In Hyderabad, both the number of units launched and absorbed declined to 1,286 and 347 in the first quarter of 2009, from 2,512 and 440 respectively in the last quarter of 2008.

The report says the main reason for increase in absorption of the new launched products is drop in the per sq ft rate and the reduction in the size of the units, which brought their prices within the affordable range of buyers. The report says most of these units were launched at a price almost 40% lower than the average pricing of apartments that were available in the first quarter of 2008. The average unit size of these apartments was also lower by almost 35%. As a result, 74% of the residential apartment absorption that took place in Mumbai in the first quarter of 2009 constituted the new launch products.

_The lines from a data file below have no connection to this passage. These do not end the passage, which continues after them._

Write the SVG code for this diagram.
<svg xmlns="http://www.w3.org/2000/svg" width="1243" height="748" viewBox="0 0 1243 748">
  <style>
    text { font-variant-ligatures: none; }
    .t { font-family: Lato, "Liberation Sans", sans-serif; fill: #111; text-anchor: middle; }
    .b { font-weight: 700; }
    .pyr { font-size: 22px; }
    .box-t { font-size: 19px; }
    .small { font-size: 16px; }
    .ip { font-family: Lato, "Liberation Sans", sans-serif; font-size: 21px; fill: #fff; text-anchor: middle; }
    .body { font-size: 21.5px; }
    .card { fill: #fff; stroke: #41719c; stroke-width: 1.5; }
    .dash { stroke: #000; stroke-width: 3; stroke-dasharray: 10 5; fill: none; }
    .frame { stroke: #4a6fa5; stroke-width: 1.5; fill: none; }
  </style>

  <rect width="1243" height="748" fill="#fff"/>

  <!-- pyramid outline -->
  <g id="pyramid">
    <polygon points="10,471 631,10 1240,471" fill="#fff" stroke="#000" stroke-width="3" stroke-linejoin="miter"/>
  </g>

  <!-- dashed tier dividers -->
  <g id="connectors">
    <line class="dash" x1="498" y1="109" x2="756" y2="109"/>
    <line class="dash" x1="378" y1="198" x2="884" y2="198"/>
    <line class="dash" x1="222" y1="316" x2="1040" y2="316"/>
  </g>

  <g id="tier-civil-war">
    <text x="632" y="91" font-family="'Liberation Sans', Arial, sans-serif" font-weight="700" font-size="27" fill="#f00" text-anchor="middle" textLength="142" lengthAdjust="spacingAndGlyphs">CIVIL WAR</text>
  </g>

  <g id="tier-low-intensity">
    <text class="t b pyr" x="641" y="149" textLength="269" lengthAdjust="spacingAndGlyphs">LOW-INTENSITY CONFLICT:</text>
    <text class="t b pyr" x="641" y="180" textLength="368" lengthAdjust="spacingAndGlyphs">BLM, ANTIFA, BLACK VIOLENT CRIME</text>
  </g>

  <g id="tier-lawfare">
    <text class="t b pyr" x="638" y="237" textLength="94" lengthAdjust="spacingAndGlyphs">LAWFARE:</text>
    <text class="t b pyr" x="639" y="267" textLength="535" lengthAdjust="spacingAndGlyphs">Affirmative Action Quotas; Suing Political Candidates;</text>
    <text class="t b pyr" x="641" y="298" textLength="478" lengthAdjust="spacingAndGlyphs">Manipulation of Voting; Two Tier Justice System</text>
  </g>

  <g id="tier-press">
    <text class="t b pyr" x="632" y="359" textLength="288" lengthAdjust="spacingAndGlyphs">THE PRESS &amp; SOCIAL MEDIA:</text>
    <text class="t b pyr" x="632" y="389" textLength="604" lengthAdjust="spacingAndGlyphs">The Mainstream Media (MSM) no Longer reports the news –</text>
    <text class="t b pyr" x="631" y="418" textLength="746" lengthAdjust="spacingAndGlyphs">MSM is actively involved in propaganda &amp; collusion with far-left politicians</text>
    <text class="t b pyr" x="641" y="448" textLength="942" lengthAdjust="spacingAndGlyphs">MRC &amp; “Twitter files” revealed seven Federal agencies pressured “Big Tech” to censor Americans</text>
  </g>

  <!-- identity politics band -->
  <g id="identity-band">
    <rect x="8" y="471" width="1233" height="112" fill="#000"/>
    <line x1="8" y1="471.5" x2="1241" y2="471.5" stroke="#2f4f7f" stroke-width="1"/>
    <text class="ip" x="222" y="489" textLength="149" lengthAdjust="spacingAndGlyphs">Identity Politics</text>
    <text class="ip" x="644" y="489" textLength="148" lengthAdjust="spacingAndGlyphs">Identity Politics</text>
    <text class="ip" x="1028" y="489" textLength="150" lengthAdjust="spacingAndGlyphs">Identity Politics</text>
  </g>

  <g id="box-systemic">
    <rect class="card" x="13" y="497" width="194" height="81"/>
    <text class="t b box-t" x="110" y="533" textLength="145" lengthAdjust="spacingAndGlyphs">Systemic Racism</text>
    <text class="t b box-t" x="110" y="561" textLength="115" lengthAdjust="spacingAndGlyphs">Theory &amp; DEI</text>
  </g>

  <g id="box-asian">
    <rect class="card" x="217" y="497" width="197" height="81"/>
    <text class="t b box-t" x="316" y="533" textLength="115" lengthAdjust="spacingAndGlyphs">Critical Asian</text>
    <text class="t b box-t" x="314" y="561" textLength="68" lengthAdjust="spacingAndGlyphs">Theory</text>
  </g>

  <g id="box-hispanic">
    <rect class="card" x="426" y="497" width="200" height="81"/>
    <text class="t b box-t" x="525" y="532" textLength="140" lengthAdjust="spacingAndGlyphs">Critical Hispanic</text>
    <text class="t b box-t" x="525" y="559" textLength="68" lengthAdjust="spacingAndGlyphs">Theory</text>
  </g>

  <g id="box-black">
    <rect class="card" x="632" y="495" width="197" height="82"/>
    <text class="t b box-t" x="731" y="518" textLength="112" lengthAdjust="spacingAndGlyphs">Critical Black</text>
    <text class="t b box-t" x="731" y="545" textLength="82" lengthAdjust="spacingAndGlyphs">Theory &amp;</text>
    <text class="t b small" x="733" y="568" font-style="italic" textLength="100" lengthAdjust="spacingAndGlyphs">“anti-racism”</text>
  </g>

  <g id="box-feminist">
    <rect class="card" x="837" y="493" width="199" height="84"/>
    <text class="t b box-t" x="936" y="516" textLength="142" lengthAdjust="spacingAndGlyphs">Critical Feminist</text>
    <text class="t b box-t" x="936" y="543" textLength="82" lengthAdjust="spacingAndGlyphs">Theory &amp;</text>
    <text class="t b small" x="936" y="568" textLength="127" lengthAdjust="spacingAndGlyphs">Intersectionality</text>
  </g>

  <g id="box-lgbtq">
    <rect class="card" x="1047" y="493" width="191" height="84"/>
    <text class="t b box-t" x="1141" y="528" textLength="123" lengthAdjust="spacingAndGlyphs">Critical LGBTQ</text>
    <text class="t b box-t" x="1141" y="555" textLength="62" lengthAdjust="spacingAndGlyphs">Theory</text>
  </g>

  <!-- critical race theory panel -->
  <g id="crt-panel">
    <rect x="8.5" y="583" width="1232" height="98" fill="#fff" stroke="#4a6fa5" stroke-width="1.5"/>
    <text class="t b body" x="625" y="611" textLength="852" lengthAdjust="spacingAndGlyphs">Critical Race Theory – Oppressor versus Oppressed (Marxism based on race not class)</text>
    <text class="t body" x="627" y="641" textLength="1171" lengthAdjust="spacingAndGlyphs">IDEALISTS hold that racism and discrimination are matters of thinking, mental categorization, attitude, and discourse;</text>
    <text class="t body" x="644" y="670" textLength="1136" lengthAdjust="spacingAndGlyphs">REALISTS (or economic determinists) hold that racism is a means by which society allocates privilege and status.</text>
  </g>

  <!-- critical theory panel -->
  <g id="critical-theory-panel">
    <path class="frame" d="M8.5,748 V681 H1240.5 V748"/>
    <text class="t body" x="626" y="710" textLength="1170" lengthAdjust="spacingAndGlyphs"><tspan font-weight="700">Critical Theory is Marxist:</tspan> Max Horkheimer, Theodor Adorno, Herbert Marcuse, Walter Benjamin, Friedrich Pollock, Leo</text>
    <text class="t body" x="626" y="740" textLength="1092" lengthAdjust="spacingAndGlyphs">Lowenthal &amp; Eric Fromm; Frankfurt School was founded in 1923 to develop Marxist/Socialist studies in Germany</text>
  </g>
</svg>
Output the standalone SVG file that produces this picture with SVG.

According to Samir Jasuja, founder & CEO of PropEquity, “The increase in this high absorption trend can be attributed to price correction and reduction in unit sizes adopted by developers. This encouraging trend is indicative that the markets are poised for a recovery if proactive measures are adopted by the real estate community to offer the right product at the right price to the consumers.”

This trend continued in Gurgaon and Chennai where the new launches have witnessed high absorption after the unit sizes were reduced and average prices corrected by almost 15% to 25%. As anticipated, 61% of the total absorption in Gurgaon and 58% of the total absorption in Chennai in the first quarter of 2009 was constituted by the newly launched residential apartment units.